** start of SUPPLIED DATA **

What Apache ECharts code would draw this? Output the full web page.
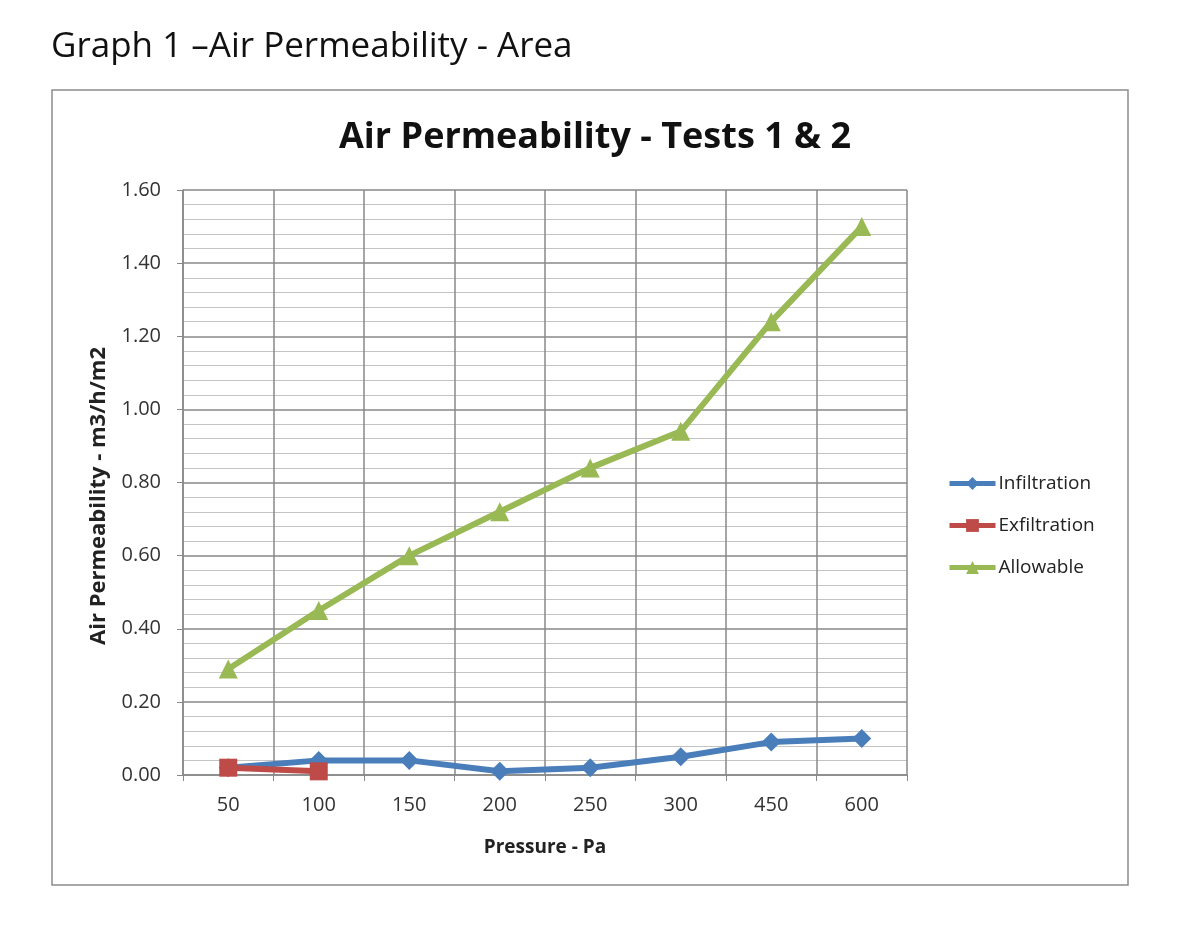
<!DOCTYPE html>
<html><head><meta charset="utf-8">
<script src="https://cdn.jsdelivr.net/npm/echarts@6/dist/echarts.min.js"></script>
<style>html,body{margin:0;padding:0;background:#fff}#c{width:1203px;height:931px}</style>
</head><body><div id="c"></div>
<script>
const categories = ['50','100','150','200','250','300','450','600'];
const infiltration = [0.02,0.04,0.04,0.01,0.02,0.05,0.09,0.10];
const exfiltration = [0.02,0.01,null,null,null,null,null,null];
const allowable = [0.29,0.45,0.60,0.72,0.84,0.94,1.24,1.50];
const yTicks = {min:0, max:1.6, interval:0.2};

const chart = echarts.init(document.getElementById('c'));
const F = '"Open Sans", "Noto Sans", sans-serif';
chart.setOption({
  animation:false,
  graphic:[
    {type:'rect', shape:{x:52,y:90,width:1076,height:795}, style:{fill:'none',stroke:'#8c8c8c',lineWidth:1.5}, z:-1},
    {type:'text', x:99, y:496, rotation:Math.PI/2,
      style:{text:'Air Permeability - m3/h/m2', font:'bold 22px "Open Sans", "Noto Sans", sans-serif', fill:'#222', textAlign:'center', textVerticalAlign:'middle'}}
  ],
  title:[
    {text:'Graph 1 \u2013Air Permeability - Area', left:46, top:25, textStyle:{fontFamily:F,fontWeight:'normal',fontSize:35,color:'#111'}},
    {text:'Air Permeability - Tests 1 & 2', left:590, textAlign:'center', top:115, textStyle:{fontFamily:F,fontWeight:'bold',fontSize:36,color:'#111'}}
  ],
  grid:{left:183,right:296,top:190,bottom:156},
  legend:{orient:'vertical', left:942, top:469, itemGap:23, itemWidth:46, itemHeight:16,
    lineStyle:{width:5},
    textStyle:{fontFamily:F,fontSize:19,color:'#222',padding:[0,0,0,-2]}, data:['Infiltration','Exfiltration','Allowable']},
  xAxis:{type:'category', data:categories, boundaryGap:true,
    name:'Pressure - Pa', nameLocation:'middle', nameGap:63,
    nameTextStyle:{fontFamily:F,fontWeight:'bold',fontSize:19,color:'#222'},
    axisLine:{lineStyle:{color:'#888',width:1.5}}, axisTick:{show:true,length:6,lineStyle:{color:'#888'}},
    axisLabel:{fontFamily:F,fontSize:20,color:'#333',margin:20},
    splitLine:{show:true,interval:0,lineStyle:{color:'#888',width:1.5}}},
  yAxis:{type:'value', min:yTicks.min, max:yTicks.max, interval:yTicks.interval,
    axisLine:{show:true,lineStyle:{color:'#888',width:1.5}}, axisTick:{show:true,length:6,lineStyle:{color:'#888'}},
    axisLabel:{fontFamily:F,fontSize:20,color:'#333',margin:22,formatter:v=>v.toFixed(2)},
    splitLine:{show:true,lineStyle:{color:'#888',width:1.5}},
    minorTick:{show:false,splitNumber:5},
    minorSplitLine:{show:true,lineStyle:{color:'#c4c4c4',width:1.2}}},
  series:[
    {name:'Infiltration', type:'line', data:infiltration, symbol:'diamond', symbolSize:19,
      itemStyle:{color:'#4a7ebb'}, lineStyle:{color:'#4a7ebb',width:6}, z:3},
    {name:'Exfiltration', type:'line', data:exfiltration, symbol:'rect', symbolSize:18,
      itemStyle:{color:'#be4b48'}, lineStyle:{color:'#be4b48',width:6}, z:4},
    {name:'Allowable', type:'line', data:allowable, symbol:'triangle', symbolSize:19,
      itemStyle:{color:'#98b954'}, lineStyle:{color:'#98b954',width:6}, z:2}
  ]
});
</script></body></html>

** end of SUPPLIED DATA **

#### EXERCISE DIRECTIONS:
Transcribe the full listing character for character. Pictures are excluded.

#### SOLVED PROBLEM:
What Apache ECharts code would draw this? Output the full web page.
<!DOCTYPE html>
<html><head><meta charset="utf-8">
<script src="https://cdn.jsdelivr.net/npm/echarts@6/dist/echarts.min.js"></script>
<style>html,body{margin:0;padding:0;background:#fff}#c{width:1203px;height:931px}</style>
</head><body><div id="c"></div>
<script>
const categories = ['50','100','150','200','250','300','450','600'];
const infiltration = [0.02,0.04,0.04,0.01,0.02,0.05,0.09,0.10];
const exfiltration = [0.02,0.01,null,null,null,null,null,null];
const allowable = [0.29,0.45,0.60,0.72,0.84,0.94,1.24,1.50];
const yTicks = {min:0, max:1.6, interval:0.2};

const chart = echarts.init(document.getElementById('c'));
const F = '"Open Sans", "Noto Sans", sans-serif';
chart.setOption({
  animation:false,
  graphic:[
    {type:'rect', shape:{x:52,y:90,width:1076,height:795}, style:{fill:'none',stroke:'#8c8c8c',lineWidth:1.5}, z:-1},
    {type:'text', x:99, y:496, rotation:Math.PI/2,
      style:{text:'Air Permeability - m3/h/m2', font:'bold 22px "Open Sans", "Noto Sans", sans-serif', fill:'#222', textAlign:'center', textVerticalAlign:'middle'}}
  ],
  title:[
    {text:'Graph 1 \u2013Air Permeability - Area', left:46, top:25, textStyle:{fontFamily:F,fontWeight:'normal',fontSize:35,color:'#111'}},
    {text:'Air Permeability - Tests 1 & 2', left:590, textAlign:'center', top:115, textStyle:{fontFamily:F,fontWeight:'bold',fontSize:36,color:'#111'}}
  ],
  grid:{left:183,right:296,top:190,bottom:156},
  legend:{orient:'vertical', left:942, top:469, itemGap:23, itemWidth:46, itemHeight:16,
    lineStyle:{width:5},
    textStyle:{fontFamily:F,fontSize:19,color:'#222',padding:[0,0,0,-2]}, data:['Infiltration','Exfiltration','Allowable']},
  xAxis:{type:'category', data:categories, boundaryGap:true,
    name:'Pressure - Pa', nameLocation:'middle', nameGap:63,
    nameTextStyle:{fontFamily:F,fontWeight:'bold',fontSize:19,color:'#222'},
    axisLine:{lineStyle:{color:'#888',width:1.5}}, axisTick:{show:true,length:6,lineStyle:{color:'#888'}},
    axisLabel:{fontFamily:F,fontSize:20,color:'#333',margin:20},
    splitLine:{show:true,interval:0,lineStyle:{color:'#888',width:1.5}}},
  yAxis:{type:'value', min:yTicks.min, max:yTicks.max, interval:yTicks.interval,
    axisLine:{show:true,lineStyle:{color:'#888',width:1.5}}, axisTick:{show:true,length:6,lineStyle:{color:'#888'}},
    axisLabel:{fontFamily:F,fontSize:20,color:'#333',margin:22,formatter:v=>v.toFixed(2)},
    splitLine:{show:true,lineStyle:{color:'#888',width:1.5}},
    minorTick:{show:false,splitNumber:5},
    minorSplitLine:{show:true,lineStyle:{color:'#c4c4c4',width:1.2}}},
  series:[
    {name:'Infiltration', type:'line', data:infiltration, symbol:'diamond', symbolSize:19,
      itemStyle:{color:'#4a7ebb'}, lineStyle:{color:'#4a7ebb',width:6}, z:3},
    {name:'Exfiltration', type:'line', data:exfiltration, symbol:'rect', symbolSize:18,
      itemStyle:{color:'#be4b48'}, lineStyle:{color:'#be4b48',width:6}, z:4},
    {name:'Allowable', type:'line', data:allowable, symbol:'triangle', symbolSize:19,
      itemStyle:{color:'#98b954'}, lineStyle:{color:'#98b954',width:6}, z:2}
  ]
});
</script></body></html>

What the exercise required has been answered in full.